=== Problem to work on ===
For each line below that includes the word "chart", make a copy.

=== Source data ===
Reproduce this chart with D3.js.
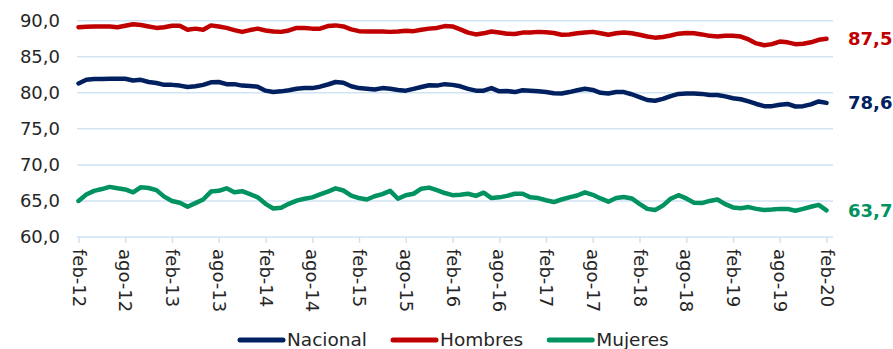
<!DOCTYPE html>
<html>
<head>
<meta charset="utf-8">
<script src="https://cdn.jsdelivr.net/npm/d3@7/dist/d3.min.js"></script>
<style>
  html, body { margin: 0; padding: 0; background: #ffffff; }
  svg { display: block; font-family: "DejaVu Sans", Verdana, sans-serif; }
</style>
</head>
<body>
<svg id="chart" width="893" height="349"></svg>
<script>
// Monthly series, feb-12 .. feb-20 (97 months)
const nacional = [
  81.3, 81.8, 81.9, 81.9, 81.95, 81.95, 81.95, 81.7, 81.8, 81.5,
  81.35, 81.1, 81.1, 81.0, 80.8, 80.9, 81.1, 81.45, 81.5, 81.2,
  81.2, 81.0, 80.95, 80.85, 80.3, 80.1, 80.2, 80.35, 80.55, 80.65,
  80.65, 80.85, 81.15, 81.5, 81.4, 80.9, 80.65, 80.55, 80.45, 80.65,
  80.55, 80.4, 80.3, 80.55, 80.8, 81.05, 81.0, 81.2, 81.1, 80.9,
  80.55, 80.3, 80.3, 80.65, 80.2, 80.25, 80.1, 80.35, 80.3, 80.2,
  80.1, 79.95, 79.9, 80.1, 80.35, 80.55, 80.4, 80.0, 79.9, 80.1,
  80.1, 79.8, 79.4, 79.0, 78.9, 79.15, 79.55, 79.85, 79.9, 79.9,
  79.85, 79.7, 79.7, 79.5, 79.25, 79.1, 78.8, 78.45, 78.15, 78.15,
  78.35, 78.45, 78.1, 78.15, 78.4, 78.8, 78.6
];
const hombres = [
  89.1, 89.15, 89.2, 89.2, 89.2, 89.1, 89.3, 89.5, 89.4, 89.2,
  89.0, 89.1, 89.3, 89.3, 88.75, 88.9, 88.75, 89.35, 89.2, 89.0,
  88.7, 88.45, 88.7, 88.9, 88.65, 88.5, 88.45, 88.65, 89.0, 89.0,
  88.9, 88.9, 89.25, 89.35, 89.2, 88.8, 88.55, 88.5, 88.5, 88.5,
  88.45, 88.5, 88.6, 88.55, 88.75, 88.9, 89.0, 89.25, 89.2, 88.8,
  88.35, 88.1, 88.25, 88.5, 88.35, 88.2, 88.15, 88.35, 88.35, 88.45,
  88.4, 88.3, 88.05, 88.1, 88.25, 88.35, 88.45, 88.25, 88.05, 88.25,
  88.35, 88.25, 88.05, 87.8, 87.65, 87.75, 87.95, 88.2, 88.3, 88.25,
  88.1, 87.9, 87.8, 87.9, 87.9, 87.8, 87.4, 86.85, 86.6, 86.75,
  87.1, 87.0, 86.75, 86.8, 87.0, 87.35, 87.5
];
const mujeres = [
  65.0, 65.9, 66.4, 66.65, 66.95, 66.75, 66.6, 66.2, 66.9, 66.8,
  66.5, 65.6, 65.0, 64.75, 64.2, 64.7, 65.2, 66.3, 66.4, 66.75,
  66.2, 66.35, 65.95, 65.5, 64.6, 63.95, 64.05, 64.6, 65.05, 65.3,
  65.5, 65.9, 66.3, 66.75, 66.45, 65.75, 65.4, 65.2, 65.65, 65.95,
  66.4, 65.3, 65.8, 66.0, 66.7, 66.85, 66.5, 66.1, 65.8, 65.85,
  66.0, 65.7, 66.15, 65.4, 65.5, 65.7, 66.0, 66.0, 65.5, 65.4,
  65.1, 64.85, 65.2, 65.5, 65.75, 66.2, 65.85, 65.35, 64.9, 65.4,
  65.55, 65.35, 64.6, 63.9, 63.75, 64.35, 65.3, 65.8, 65.35, 64.75,
  64.7, 65.0, 65.2, 64.55, 64.1, 64.0, 64.15, 63.9, 63.75, 63.8,
  63.9, 63.9, 63.65, 63.9, 64.2, 64.45, 63.7
];

// Axis labels
const tickLabels = [
  "feb-12", "ago-12", "feb-13", "ago-13", "feb-14", "ago-14", "feb-15", "ago-15",
  "feb-16", "ago-16", "feb-17", "ago-17", "feb-18", "ago-18", "feb-19", "ago-19", "feb-20"
];
const yTicks = [60, 65, 70, 75, 80, 85, 90];
const seriesNames = ["Nacional", "Hombres", "Mujeres"];

const series = [
  { name: seriesNames[0], values: nacional, color: "#002060" },
  { name: seriesNames[1], values: hombres,  color: "#C00000" },
  { name: seriesNames[2], values: mujeres,  color: "#00935F" }
];

const svg = d3.select("#chart");
const plotLeft = 77, plotRight = 833, plotTop = 20.7, plotBottom = 237;
const gridColor = "#D0E3F5";
const textColor = "#262626";

const x = d3.scaleLinear().domain([0, nacional.length - 1]).range([78.5, 826.5]);
const y = d3.scaleLinear().domain([60, 90]).range([plotBottom, plotTop]);
const fmt = v => d3.format(".1f")(v).replace(".", ",");

// Horizontal gridlines (60 acts as the axis line)
svg.append("g").selectAll("line")
  .data(yTicks).join("line")
  .attr("x1", plotLeft).attr("x2", plotRight)
  .attr("y1", d => y(d)).attr("y2", d => y(d))
  .attr("stroke", gridColor).attr("stroke-width", 1.5);

// Y axis labels
const yAxis = d3.axisLeft(y).tickValues(yTicks).tickFormat(fmt).tickSize(0).tickPadding(0);
svg.append("g")
  .attr("transform", `translate(60,0)`)
  .call(yAxis)
  .call(g => g.select(".domain").remove())
  .call(g => g.selectAll("text")
    .attr("font-size", 18).attr("fill", textColor)
    .attr("font-family", "DejaVu Sans, Verdana, sans-serif"));

// X axis: ticks every 6 months, labels rotated
const tickIdx = tickLabels.map((_, i) => i * 6);
const xAxis = d3.axisBottom(x).tickValues(tickIdx)
  .tickFormat((d, i) => tickLabels[i]).tickSize(6).tickPadding(0);
svg.append("g")
  .attr("transform", `translate(0,${plotBottom})`)
  .call(xAxis)
  .call(g => g.select(".domain").remove())
  .call(g => g.selectAll(".tick line").attr("stroke", gridColor).attr("stroke-width", 1.5))
  .call(g => g.selectAll("text")
    .attr("font-size", 18).attr("fill", textColor)
    .attr("font-family", "DejaVu Sans, Verdana, sans-serif")
    .attr("text-anchor", "start")
    .attr("transform", "translate(0,12) rotate(90)")
    .attr("x", 0).attr("y", 0).attr("dy", "0.35em"));

// Series lines
const line = d3.line().x((d, i) => x(i)).y(d => y(d)).curve(d3.curveLinear);
svg.append("g").selectAll("path")
  .data(series).join("path")
  .attr("d", d => line(d.values))
  .attr("fill", "none")
  .attr("stroke", d => d.color)
  .attr("stroke-width", 4.5)
  .attr("stroke-linejoin", "round")
  .attr("stroke-linecap", "round");

// Last-value labels
svg.append("g").selectAll("text")
  .data(series).join("text")
  .attr("x", 848)
  .attr("y", d => y(d.values[d.values.length - 1]))
  .attr("dy", "0.35em")
  .attr("font-size", 18).attr("font-weight", "bold")
  .attr("fill", d => d.color)
  .text(d => fmt(d.values[d.values.length - 1]));

// Legend
const legend = svg.append("g").attr("transform", "translate(240,340)");
let cursor = 0;
series.forEach(s => {
  const item = legend.append("g").attr("transform", `translate(${cursor},0)`);
  item.append("line").attr("x1", 0).attr("x2", 43).attr("y1", 0).attr("y2", 0)
    .attr("stroke", s.color).attr("stroke-width", 5).attr("stroke-linecap", "round");
  const t = item.append("text").attr("x", 47).attr("y", 0).attr("dy", "0.35em")
    .attr("font-size", 18.5).attr("fill", textColor).text(s.name);
  cursor += 47 + t.node().getComputedTextLength() + 26;
});
</script>
</body>
</html>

=== Written solution ===
Reproduce this chart with D3.js.
<svg id="chart" width="893" height="349"></svg>
const svg = d3.select("#chart");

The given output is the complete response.